— start —

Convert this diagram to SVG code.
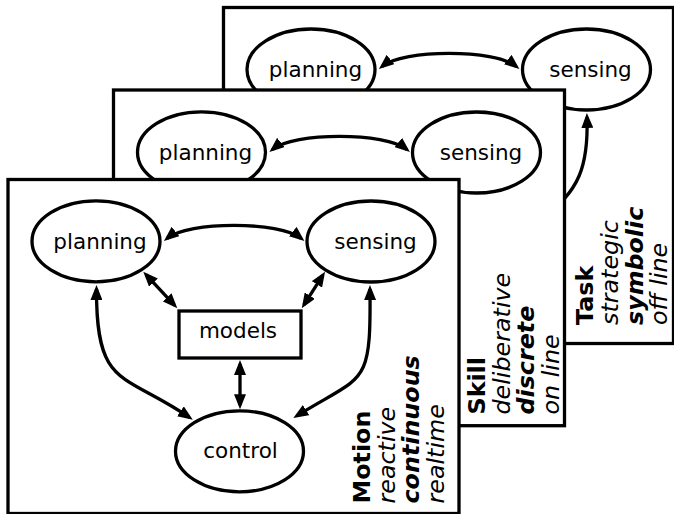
<svg xmlns="http://www.w3.org/2000/svg" width="674" height="514" viewBox="0 0 674 514">
<style>
.panel{fill:#fff;stroke:#000;stroke-width:3.3}
.node{fill:#fff;stroke:#000;stroke-width:3.3}
.conn{fill:none;stroke:#000;stroke-width:3.3;marker-start:url(#ah);marker-end:url(#ah)}
.t{font-family:"DejaVu Sans","Bitstream Vera Sans",sans-serif;font-size:21.5px;text-anchor:middle;fill:#000}
.lab{font-family:"DejaVu Sans","Bitstream Vera Sans",sans-serif;font-size:23.8px;fill:#000}
.b{font-weight:bold}
.i{font-style:italic}
</style>
<defs>
<marker id="ah" viewBox="0 0 15 12" refX="11" refY="6" markerWidth="15" markerHeight="12" markerUnits="userSpaceOnUse" orient="auto-start-reverse">
<path d="M0,0 L15,6 L0,12 z" fill="#000"/>
</marker>
</defs>

<g id="task-layer">
<rect id="task-panel" class="panel" x="223.5" y="7.5" width="450" height="336"/>
<g id="task-connectors">
<path class="conn" d="M382,66.5 C403,49 495,49 516.3,66.5"/>
<path class="conn" style="marker-end:none" d="M587,117 C588.5,165 580,192 540,220"/>
</g>
<g id="task-planning"><ellipse class="node" cx="311" cy="69.5" rx="64" ry="40.5"/><text class="t" x="315.5" y="76.7">planning</text></g>
<g id="task-sensing"><ellipse class="node" cx="586.5" cy="69.5" rx="64" ry="40.5"/><text class="t" x="590.5" y="76.7">sensing</text></g>
<g id="task-label">
<text class="lab b" transform="translate(593.3,325) rotate(-90)">Task</text>
<text class="lab i" transform="translate(618,325) rotate(-90)">strategic</text>
<text class="lab b i" transform="translate(642.7,325) rotate(-90)">symbolic</text>
<text class="lab i" transform="translate(667.4,325) rotate(-90)">off line</text>
</g>
</g>

<g id="skill-layer">
<rect id="skill-panel" class="panel" x="113.5" y="90" width="451" height="335.7"/>
<g id="skill-connectors">
<path class="conn" d="M272.5,149.5 C293.5,132 385.5,132 406.8,149.5"/>
</g>
<g id="skill-planning"><ellipse class="node" cx="201.5" cy="152.3" rx="64" ry="40.5"/><text class="t" x="205.5" y="159.7">planning</text></g>
<g id="skill-sensing"><ellipse class="node" cx="476.5" cy="152.5" rx="64" ry="40.5"/><text class="t" x="481" y="159.7">sensing</text></g>
<g id="skill-label">
<text class="lab b" transform="translate(485,414.5) rotate(-90)">Skill</text>
<text class="lab i" transform="translate(509.7,414.5) rotate(-90)">deliberative</text>
<text class="lab b i" transform="translate(534.4,414.5) rotate(-90)">discrete</text>
<text class="lab i" transform="translate(559,414.5) rotate(-90)">on line</text>
</g>
</g>

<g id="motion-layer">
<rect id="motion-panel" class="panel" x="8" y="179.5" width="451" height="334"/>
<g id="motion-connectors">
<path class="conn" d="M167,238.5 C188,221 280,221 301.3,238.5"/>
<path class="conn" d="M146,274.6 L174.6,305.4"/>
<path class="conn" d="M322.9,275.1 L303.9,304.9"/>
<path class="conn" d="M240,364 L240,405.3"/>
<path class="conn" d="M96.5,289 C96,389 123.5,372.3 189.5,417.5"/>
<path class="conn" d="M370,289 C371,389 364.7,373.5 296.7,415.9"/>
</g>
<g id="motion-planning"><ellipse class="node" cx="96" cy="241.3" rx="64" ry="40.5"/><text class="t" x="100" y="248.7">planning</text></g>
<g id="motion-sensing"><ellipse class="node" cx="371" cy="241.5" rx="64" ry="40.5"/><text class="t" x="375.5" y="248.7">sensing</text></g>
<g id="motion-models"><rect class="node" x="179" y="311" width="122" height="47"/><text class="t" x="238" y="338.3">models</text></g>
<g id="motion-control"><ellipse class="node" cx="239.5" cy="451.3" rx="64" ry="40.5"/><text class="t" x="240.5" y="458.3">control</text></g>
<g id="motion-label">
<text class="lab b" transform="translate(370,503.5) rotate(-90)">Motion</text>
<text class="lab i" transform="translate(394.7,503.5) rotate(-90)">reactive</text>
<text class="lab b i" transform="translate(419.4,503.5) rotate(-90)">continuous</text>
<text class="lab i" transform="translate(444.1,503.5) rotate(-90)">realtime</text>
</g>
</g>
</svg>
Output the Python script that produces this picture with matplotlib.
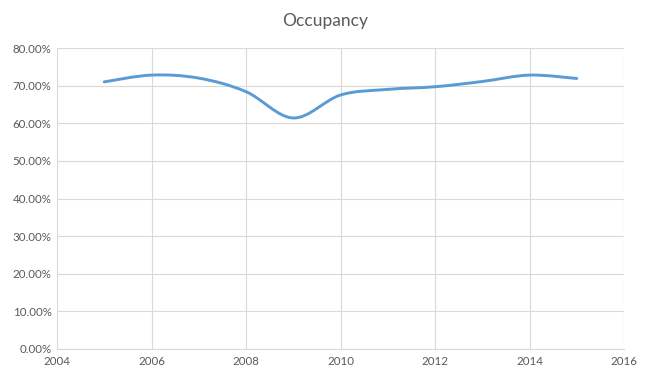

— end —

Each line of the data is to be duplicated exactly; pictures stay out of the copy.

> **Complete answer**:
Convert this diagram to SVG code.
<svg xmlns="http://www.w3.org/2000/svg" width="674" height="514" viewBox="0 0 674 514">
<style>
.panel{fill:#fff;stroke:#000;stroke-width:3.3}
.node{fill:#fff;stroke:#000;stroke-width:3.3}
.conn{fill:none;stroke:#000;stroke-width:3.3;marker-start:url(#ah);marker-end:url(#ah)}
.t{font-family:"DejaVu Sans","Bitstream Vera Sans",sans-serif;font-size:21.5px;text-anchor:middle;fill:#000}
.lab{font-family:"DejaVu Sans","Bitstream Vera Sans",sans-serif;font-size:23.8px;fill:#000}
.b{font-weight:bold}
.i{font-style:italic}
</style>
<defs>
<marker id="ah" viewBox="0 0 15 12" refX="11" refY="6" markerWidth="15" markerHeight="12" markerUnits="userSpaceOnUse" orient="auto-start-reverse">
<path d="M0,0 L15,6 L0,12 z" fill="#000"/>
</marker>
</defs>

<g id="task-layer">
<rect id="task-panel" class="panel" x="223.5" y="7.5" width="450" height="336"/>
<g id="task-connectors">
<path class="conn" d="M382,66.5 C403,49 495,49 516.3,66.5"/>
<path class="conn" style="marker-end:none" d="M587,117 C588.5,165 580,192 540,220"/>
</g>
<g id="task-planning"><ellipse class="node" cx="311" cy="69.5" rx="64" ry="40.5"/><text class="t" x="315.5" y="76.7">planning</text></g>
<g id="task-sensing"><ellipse class="node" cx="586.5" cy="69.5" rx="64" ry="40.5"/><text class="t" x="590.5" y="76.7">sensing</text></g>
<g id="task-label">
<text class="lab b" transform="translate(593.3,325) rotate(-90)">Task</text>
<text class="lab i" transform="translate(618,325) rotate(-90)">strategic</text>
<text class="lab b i" transform="translate(642.7,325) rotate(-90)">symbolic</text>
<text class="lab i" transform="translate(667.4,325) rotate(-90)">off line</text>
</g>
</g>

<g id="skill-layer">
<rect id="skill-panel" class="panel" x="113.5" y="90" width="451" height="335.7"/>
<g id="skill-connectors">
<path class="conn" d="M272.5,149.5 C293.5,132 385.5,132 406.8,149.5"/>
</g>
<g id="skill-planning"><ellipse class="node" cx="201.5" cy="152.3" rx="64" ry="40.5"/><text class="t" x="205.5" y="159.7">planning</text></g>
<g id="skill-sensing"><ellipse class="node" cx="476.5" cy="152.5" rx="64" ry="40.5"/><text class="t" x="481" y="159.7">sensing</text></g>
<g id="skill-label">
<text class="lab b" transform="translate(485,414.5) rotate(-90)">Skill</text>
<text class="lab i" transform="translate(509.7,414.5) rotate(-90)">deliberative</text>
<text class="lab b i" transform="translate(534.4,414.5) rotate(-90)">discrete</text>
<text class="lab i" transform="translate(559,414.5) rotate(-90)">on line</text>
</g>
</g>

<g id="motion-layer">
<rect id="motion-panel" class="panel" x="8" y="179.5" width="451" height="334"/>
<g id="motion-connectors">
<path class="conn" d="M167,238.5 C188,221 280,221 301.3,238.5"/>
<path class="conn" d="M146,274.6 L174.6,305.4"/>
<path class="conn" d="M322.9,275.1 L303.9,304.9"/>
<path class="conn" d="M240,364 L240,405.3"/>
<path class="conn" d="M96.5,289 C96,389 123.5,372.3 189.5,417.5"/>
<path class="conn" d="M370,289 C371,389 364.7,373.5 296.7,415.9"/>
</g>
<g id="motion-planning"><ellipse class="node" cx="96" cy="241.3" rx="64" ry="40.5"/><text class="t" x="100" y="248.7">planning</text></g>
<g id="motion-sensing"><ellipse class="node" cx="371" cy="241.5" rx="64" ry="40.5"/><text class="t" x="375.5" y="248.7">sensing</text></g>
<g id="motion-models"><rect class="node" x="179" y="311" width="122" height="47"/><text class="t" x="238" y="338.3">models</text></g>
<g id="motion-control"><ellipse class="node" cx="239.5" cy="451.3" rx="64" ry="40.5"/><text class="t" x="240.5" y="458.3">control</text></g>
<g id="motion-label">
<text class="lab b" transform="translate(370,503.5) rotate(-90)">Motion</text>
<text class="lab i" transform="translate(394.7,503.5) rotate(-90)">reactive</text>
<text class="lab b i" transform="translate(419.4,503.5) rotate(-90)">continuous</text>
<text class="lab i" transform="translate(444.1,503.5) rotate(-90)">realtime</text>
</g>
</g>
</svg>
Output the Python script that produces this picture with matplotlib.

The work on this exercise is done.